Grapes were a crop Wink knew he wanted to grow from the very beginning. “There was about an acre of grapes planted here when we came. We kind of cut our teeth on making wine from them and we planted a bunch more acres of grapes. Then we realized pretty quickly that if we were going to make any money from grapes that we had to make wine from them. It was regarded as a added value product. It was really about farm income.”
“We tried various value-added preserves and other ways to use our culled peaches and apples. There’s no premium for organic grapes around here, but there’s a lot of interest in wine made with organic grapes. The fresh fruit is highly perishable. Peaches last maybe a couple of weeks, picked ripe and in our walk-in cooler at thirty-three degrees. And the apples will maybe keep to Christmas. but the wine just gets better with age. So it’s much more shelf stable and it has a higher value. It’s a way to really put value on the crop. And it’s kind of fun to make.”
“My wife and I are fortunate to have the freedom to explore these ideas and it’s been an eye-opener for me. I feel for my young-farmer friends: sincere, motivated, hard-working, young people who are striving to raise food in ethical ways that are good for people and for the planet, who are also trying to raise a family and provide for their children's future. I am very aware of the challenge they face of meeting the high cost of productive land, and the cost of credit, while operating in the world of cheap food. What’s wrong with this picture where these young people carry the burden and the money-lenders laugh all the way to the bank? It’s just plain wrong.”
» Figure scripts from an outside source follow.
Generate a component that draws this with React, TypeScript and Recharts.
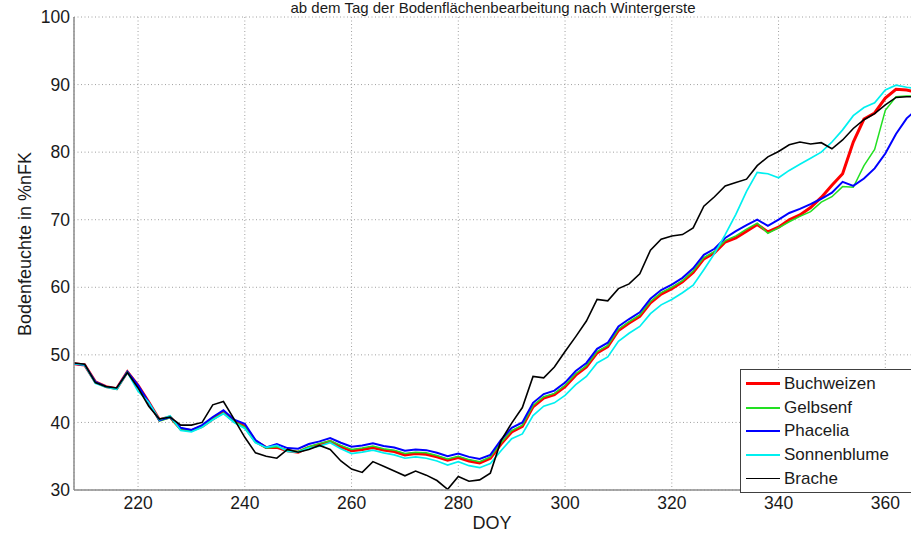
import React from 'react';
import { LineChart, Line, XAxis, YAxis, CartesianGrid, Customized } from 'recharts';

// DOY sampled every 2 days
const doy = [
  208, 210, 212, 214, 216, 218, 220, 222, 224, 226, 228, 230, 232, 234, 236, 238, 240, 242, 244,
  246, 248, 250, 252, 254, 256, 258, 260, 262, 264, 266, 268, 270, 272, 274, 276, 278, 280, 282, 284, 286,
  288, 290, 292, 294, 296, 298, 300, 302, 304, 306, 308, 310, 312, 314, 316, 318, 320, 322, 324, 326, 328, 330,
  332, 334, 336, 338, 340, 342, 344, 346, 348, 350, 352, 354, 356, 358, 360, 362, 364, 365,
];

const buchweizen = [
  48.7, 48.5, 46.0, 45.3, 45.0, 47.5, 45.5, 43.0, 40.4, 40.8, 39.0, 38.8, 39.4, 40.5, 41.5, 40.2, 39.4, 37.2, 36.3,
  36.3, 35.8, 35.6, 36.3, 36.7, 37.2, 36.4, 35.8, 36.0, 36.3, 35.9, 35.7, 35.2, 35.4, 35.3, 34.9, 34.4, 34.8, 34.3, 34.0, 34.7,
  36.8, 38.6, 39.4, 42.3, 43.6, 44.1, 45.3, 47.0, 48.2, 50.3, 51.2, 53.6, 54.7, 55.7, 57.7, 59.0, 59.8, 60.8, 62.2, 64.2, 65.1, 66.7,
  67.3, 68.3, 69.3, 68.2, 68.9, 70.0, 70.7, 71.8, 73.3, 75.1, 76.8, 81.5, 84.9, 85.8, 88.0, 89.3, 89.2, 89.0,
];

const gelbsenf = [
  48.7, 48.5, 46.0, 45.3, 44.9, 47.5, 45.4, 42.9, 40.2, 40.7, 38.9, 38.8, 39.4, 40.5, 41.4, 40.1, 39.3, 37.1, 36.2,
  36.4, 35.9, 35.7, 36.4, 36.9, 37.3, 36.6, 36.0, 36.2, 36.5, 36.1, 35.9, 35.4, 35.6, 35.5, 35.1, 34.6, 35.0, 34.5, 34.2, 34.9,
  37.0, 38.8, 39.6, 42.5, 43.8, 44.3, 45.5, 47.2, 48.4, 50.5, 51.4, 53.8, 54.9, 55.9, 57.9, 59.2, 60.0, 61.0, 62.4, 64.4, 65.3, 66.9,
  67.6, 68.6, 69.5, 68.0, 68.8, 69.7, 70.5, 71.2, 72.6, 73.4, 74.9, 74.8, 78.0, 80.4, 86.2, 88.2, 88.3, 88.3,
];

const phacelia = [
  48.7, 48.5, 46.0, 45.3, 45.0, 47.5, 45.5, 43.0, 40.3, 40.8, 39.2, 38.9, 39.6, 40.8, 41.8, 40.4, 39.8, 37.4, 36.3,
  36.8, 36.2, 36.1, 36.8, 37.2, 37.7, 37.0, 36.4, 36.6, 36.9, 36.5, 36.3, 35.8, 36.0, 35.9, 35.5, 35.0, 35.4, 34.9, 34.6, 35.2,
  37.4, 39.2, 40.0, 42.9, 44.2, 44.7, 45.9, 47.6, 48.8, 50.9, 51.8, 54.2, 55.3, 56.3, 58.3, 59.6, 60.4, 61.4, 62.8, 64.8, 65.7, 67.3,
  68.3, 69.2, 70.0, 69.1, 70.0, 71.0, 71.6, 72.3, 73.1, 74.0, 75.6, 75.0, 76.1, 77.6, 79.8, 82.7, 85.0, 85.7,
];

const sonnenblume = [
  48.7, 48.5, 45.8, 45.2, 44.9, 47.4, 44.6, 43.0, 40.4, 41.0, 38.8, 38.6, 39.3, 40.4, 41.3, 40.0, 39.1, 37.0, 36.3,
  36.6, 35.7, 35.6, 36.2, 36.5, 37.0, 36.1, 35.4, 35.6, 35.9, 35.5, 35.2, 34.7, 34.9, 34.7, 34.3, 33.7, 34.2, 33.6, 33.3, 33.9,
  35.8, 37.6, 38.3, 41.0, 42.4, 42.9, 44.0, 45.6, 46.8, 48.8, 49.7, 52.0, 53.2, 54.2, 56.1, 57.4, 58.2, 59.2, 60.3, 62.6, 65.0, 67.8,
  70.8, 74.2, 77.0, 76.8, 76.2, 77.3, 78.2, 79.1, 80.0, 81.5, 83.3, 85.4, 86.6, 87.3, 89.2, 89.9, 89.6, 89.5,
];

const brache = [
  48.8, 48.6, 45.9, 45.3, 45.1, 47.4, 45.1, 42.4, 40.5, 40.8, 39.6, 39.6, 40.0, 42.6, 43.1, 40.5, 37.8, 35.5, 35.0,
  34.7, 36.0, 35.6, 36.0, 36.6, 36.0, 34.3, 33.1, 32.6, 34.2, 33.5, 32.8, 32.1, 32.8, 32.2, 31.4, 30.1, 32.0, 31.3, 31.5, 32.5,
  37.3, 39.9, 42.2, 46.8, 46.6, 48.2, 50.5, 52.7, 55.0, 58.2, 58.0, 59.8, 60.5, 62.0, 65.5, 67.1, 67.6, 67.8, 68.8, 72.0, 73.4, 75.0,
  75.5, 76.0, 78.0, 79.3, 80.1, 81.1, 81.5, 81.2, 81.4, 80.5, 81.8, 83.5, 84.8, 85.7, 87.0, 88.1, 88.2, 88.2,
];

const xTicks = [220, 240, 260, 280, 300, 320, 340, 360];
const yTicks = [30, 40, 50, 60, 70, 80, 90, 100];

const series = [
  { name: 'Buchweizen', values: buchweizen, color: '#ff0000', width: 3, legendWidth: 3 },
  { name: 'Gelbsenf', values: gelbsenf, color: '#22e022', width: 1.5, legendWidth: 2 },
  { name: 'Phacelia', values: phacelia, color: '#0000ff', width: 2, legendWidth: 2 },
  { name: 'Sonnenblume', values: sonnenblume, color: '#00f0f0', width: 1.7, legendWidth: 2 },
  { name: 'Brache', values: brache, color: '#000000', width: 1.6, legendWidth: 1.5 },
];

const data = doy.map((d, i) => {
  const row: Record<string, number> = { doy: d };
  series.forEach((s) => {
    row[s.name] = s.values[i];
  });
  return row;
});

const FONT = '"Liberation Sans", Arial, Helvetica, sans-serif';

const Texts = () => (
  <g fontFamily={FONT} fill="#1a1a1a">
    <text x={493} y={13} textAnchor="middle" fontSize={15}>
      ab dem Tag der Bodenflächenbearbeitung nach Wintergerste
    </text>
    <text x={492} y={529} textAnchor="middle" fontSize={18}>
      DOY
    </text>
    <text transform="translate(31,244) rotate(-90)" textAnchor="middle" fontSize={18}>
      Bodenfeuchte in %nFK
    </text>
  </g>
);

export default function App() {
  return (
    <div
      style={{
        position: 'absolute',
        left: 0,
        top: 0,
        width: 911,
        height: 533,
        overflow: 'hidden',
        background: '#fff',
      }}
    >
      <LineChart width={920} height={533} data={data} margin={{ top: 17, right: 8, bottom: 0, left: 0 }}>
        <CartesianGrid stroke="#a0a0a0" strokeDasharray="1 2.5" />
        <XAxis
          type="number"
          dataKey="doy"
          domain={[208, 365]}
          ticks={xTicks}
          allowDataOverflow
          height={43}
          tickLine={false}
          tickSize={0}
          tickMargin={7}
          axisLine={{ stroke: '#8c8c8c', strokeWidth: 1.5 }}
          tick={{ fill: '#1a1a1a', fontSize: 17.5, fontFamily: FONT }}
        />
        <YAxis
          type="number"
          domain={[30, 100]}
          ticks={yTicks}
          allowDataOverflow
          width={74}
          tickLine={false}
          tickSize={0}
          tickMargin={4}
          axisLine={{ stroke: '#8c8c8c', strokeWidth: 1.5 }}
          tick={{ fill: '#1a1a1a', fontSize: 17.5, fontFamily: FONT }}
        />
        {series.map((s) => (
          <Line
            key={s.name}
            type="linear"
            dataKey={s.name}
            stroke={s.color}
            strokeWidth={s.width}
            dot={false}
            activeDot={false}
            isAnimationActive={false}
          />
        ))}
        <Customized component={Texts} />
      </LineChart>
      <div
        style={{
          position: 'absolute',
          left: 740,
          top: 369,
          width: 190,
          height: 120,
          border: '1px solid #404040',
          background: '#fff',
          boxSizing: 'content-box',
          paddingTop: 2,
          fontFamily: FONT,
          fontSize: 17,
          color: '#1a1a1a',
        }}
      >
        {series.map((s) => (
          <div key={s.name} style={{ display: 'flex', alignItems: 'center', height: 23.7 }}>
            <div style={{ width: 34, height: s.legendWidth, background: s.color, marginLeft: 5 }} />
            <span style={{ marginLeft: 4, lineHeight: '20px' }}>{s.name}</span>
          </div>
        ))}
      </div>
    </div>
  );
}
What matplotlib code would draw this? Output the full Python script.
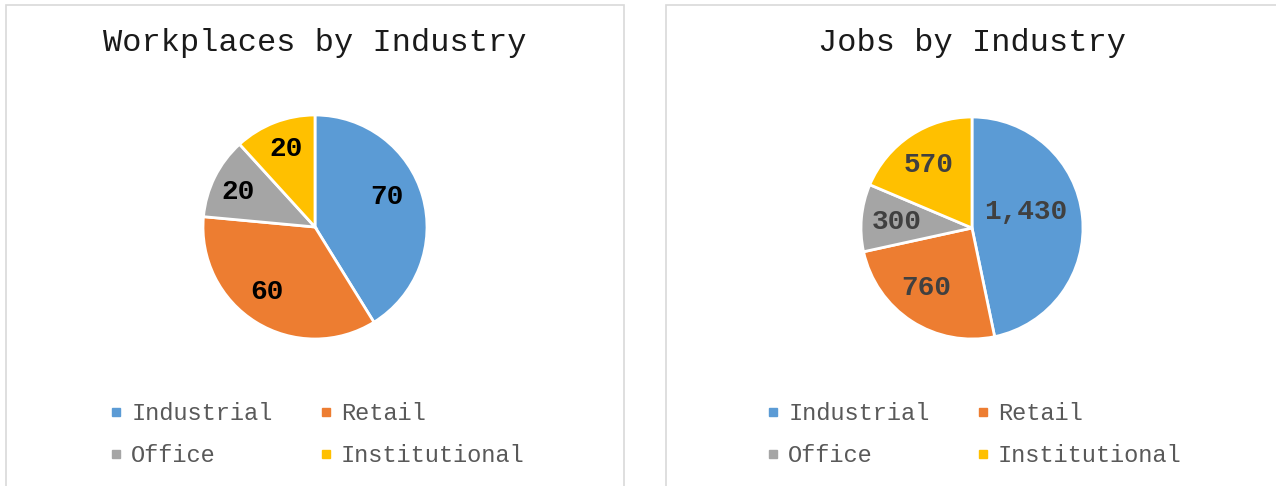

Keeping up with the orchards, sheep, and wine-making has not dampened Wink’s activism. He is a leader on agricultural and trade issues in both the Western Colorado Congress and Western Organization of Resource Councils (WORC). He is part of WORC’s grassroots effort to change the North American Free Trade Agreement as the U.S., Mexico and Canada renegotiate the trade deal.
“We want an open and transparent process,” he said of the renegotiations. “It has to support living wages and working conditions for agricultural workers and workers in industry. It should protect the environment, not undermine it. All of those are, of course, in competition with interests big business and transnational corporations. It’s time for our trade agreements to support the interests of the people and not the corporations.”